Advertising nearly always utilizes the attributes and mentality of the viewer, using common cultural queues to portray their product in a certain light. Diane Hope writes about this in her essay on “Gendered Environments,” in which she discusses the use of gendered imagery within natural environments to sell commercial goods. This is a common and clear trope, as seen in the Jeep advertisement above. Her description of this helps show how abundant it is in the ads we see day to day, in everything from the color palettes to the use of certain actors, and of course natural landscapes.
She writes that advertising capitalizes on our affinity towards our gender identity, using this to “cloak the impact of consumption on the environment” and portray their product as a part of that environment, or embodying its nature or gendered attributes in some way (156). She uses examples such as a 1915 ad portraying the Niagara Falls as a young and slender woman, in which
“depicted as a voluptuous woman, the waterfall is a sign of natures unending fertility,” (157).
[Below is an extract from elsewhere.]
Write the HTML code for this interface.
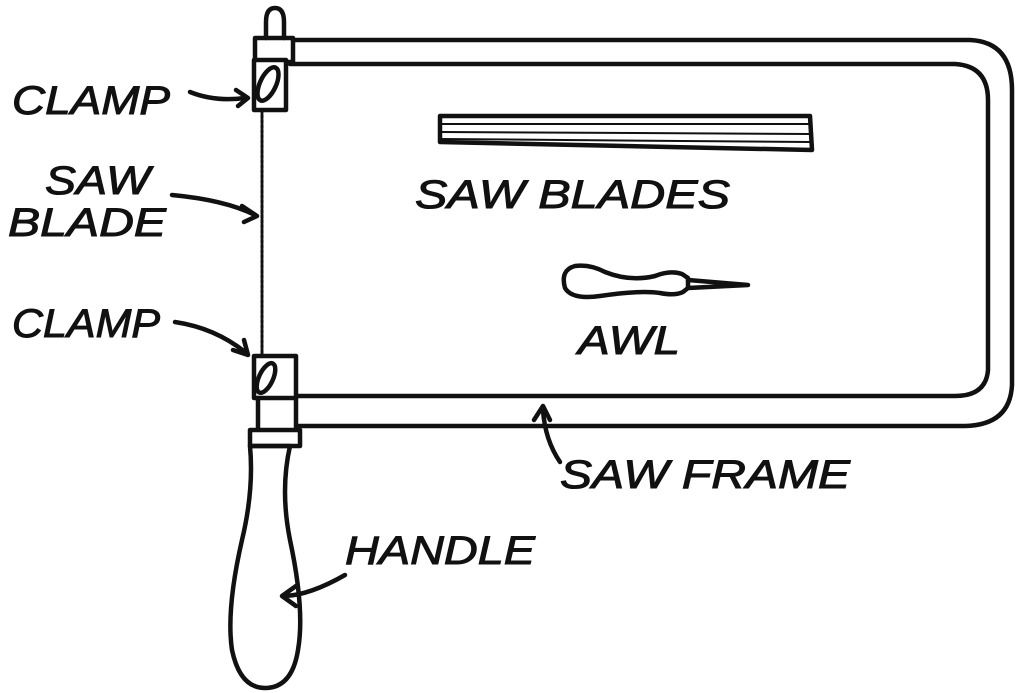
<!DOCTYPE html>
<html><head><meta charset="utf-8"><style>
html,body{margin:0;padding:0;background:#fff;}
svg{display:block}
text{font-family:"Liberation Sans",sans-serif;font-style:italic;font-size:40px;fill:#111;stroke:#111;stroke-width:1}
</style></head><body>
<svg width="1025" height="693" viewBox="0 0 1025 693" xmlns="http://www.w3.org/2000/svg">
<g fill="none" stroke="#111" stroke-width="4.5" stroke-linecap="round" stroke-linejoin="round">
<path d="M290 40 L970 40 Q1012 42 1012 90 L1012 385 Q1010 425 965 426 L298 426"/>
<path d="M290 64 L955 64 Q988 66 988 100 L988 370 Q986 396 955 396 L298 396"/>
<rect x="255" y="38" width="38" height="24" fill="#fff"/>
<rect x="254" y="60" width="32" height="50" fill="#fff"/>
<ellipse cx="268" cy="84" rx="8" ry="18" transform="rotate(25 268 84)"/>
<path d="M266 38 L266 22 Q266 8 275 8 Q284 8 284 22 L284 38"/>
<path d="M262 110 L262 356" stroke-width="3" stroke-dasharray="3 2"/>
<rect x="254" y="356" width="42" height="42" fill="#fff"/>
<ellipse cx="266" cy="378" rx="7" ry="16" transform="rotate(25 266 378)"/>
<path d="M258 398 L258 440 M296 398 L296 440"/>
<rect x="250" y="430" width="50" height="16" fill="#fff"/>
<path d="M250 446 Q254 490 242 540 Q226 610 232 650 Q240 688 265 688 Q292 688 298 650 Q305 610 290 540 Q280 490 290 446 Z"/>
<path d="M440 116 L810 116 L812 150 L440 142 Z"/>
<path d="M440 124 L810 124 M440 132 L810 134 M440 139 L810 142" stroke-width="2"/>
<path d="M575 266 Q560 270 565 288 Q572 300 600 296 Q640 290 660 293 Q675 296 683 292 L688 288 L688 278 L682 274 Q670 270 655 276 Q630 282 605 272 Q590 264 575 266 Z"/>
<path d="M688 280 L748 285 L688 288"/>
<path d="M190 92 Q215 102 245 98"/>
<path d="M236 90 L248 98 L238 106"/>
<path d="M172 195 Q225 200 255 215"/>
<path d="M242 206 L257 216 L244 222"/>
<path d="M175 322 Q215 328 245 352"/>
<path d="M233 350 L248 355 L244 340"/>
<path d="M560 462 Q545 440 543 410"/>
<path d="M534 420 L543 406 L550 420"/>
<path d="M345 575 Q310 595 285 596"/>
<path d="M296 586 L282 596 L296 606"/>
</g>
<text x="12" y="114" textLength="158" lengthAdjust="spacingAndGlyphs">CLAMP</text>
<text x="45" y="194" textLength="105" lengthAdjust="spacingAndGlyphs">SAW</text>
<text x="8" y="236" textLength="158" lengthAdjust="spacingAndGlyphs">BLADE</text>
<text x="12" y="337" textLength="148" lengthAdjust="spacingAndGlyphs">CLAMP</text>
<text x="415" y="208" textLength="315" lengthAdjust="spacingAndGlyphs">SAW BLADES</text>
<text x="578" y="354" textLength="102" lengthAdjust="spacingAndGlyphs">AWL</text>
<text x="560" y="488" textLength="290" lengthAdjust="spacingAndGlyphs">SAW FRAME</text>
<text x="345" y="564" textLength="190" lengthAdjust="spacingAndGlyphs">HANDLE</text>
</svg>
</body></html>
The falls, ever-flowing, are like the youth and luxuriance of this woman, or so the ad implies. Advertisements such as these, she says, are not only capitalizing on our identities but also reinforcing old perspectives on gender, as well as destructive consumerist views of the environment. In another example, Hope discusses a Marlboro ad showing “the attractiveness of the mystical west for ‘real’ men,” implying a very rigid and traditional view of the role of men (160). In this way, gendered environments are a powerful rhetorical strategy for advertising, though also a potentially damaging one.
Outside of the essay, we can see examples of this imagery in advertisements all around us. Returning to my Jeep example, we see dark, rustic imagery, both in the natural background and the chosen color for the Jeep itself and the clothes of the man who sits atop it. The man is fit, bearded, and wearing blue jeans and a leather jacket. The image oozes outdoorsman ethos, and this is what Jeep is trying to sell, as they try to use traditionally masculine and environmental visual rhetoric in this ad. They are trying to sell Jeeps, in a not-so-concealed manner, using the tactics that Hope describes in a very overt way. This is why Hope’s argument is so accurate, it can be seen everywhere and is often abundantly clear when you notice it. It is also something worth being concerned about, as it is potentially harmful in multiple ways. First, it can be damaging to our natural spaces as the environments used to sell these products are destroyed in said good’s production and use. Second, these ads enforce old gender norms and exploit consumers’ identities for financial gain. This makes Hope’s observations particularly pertinent and useful.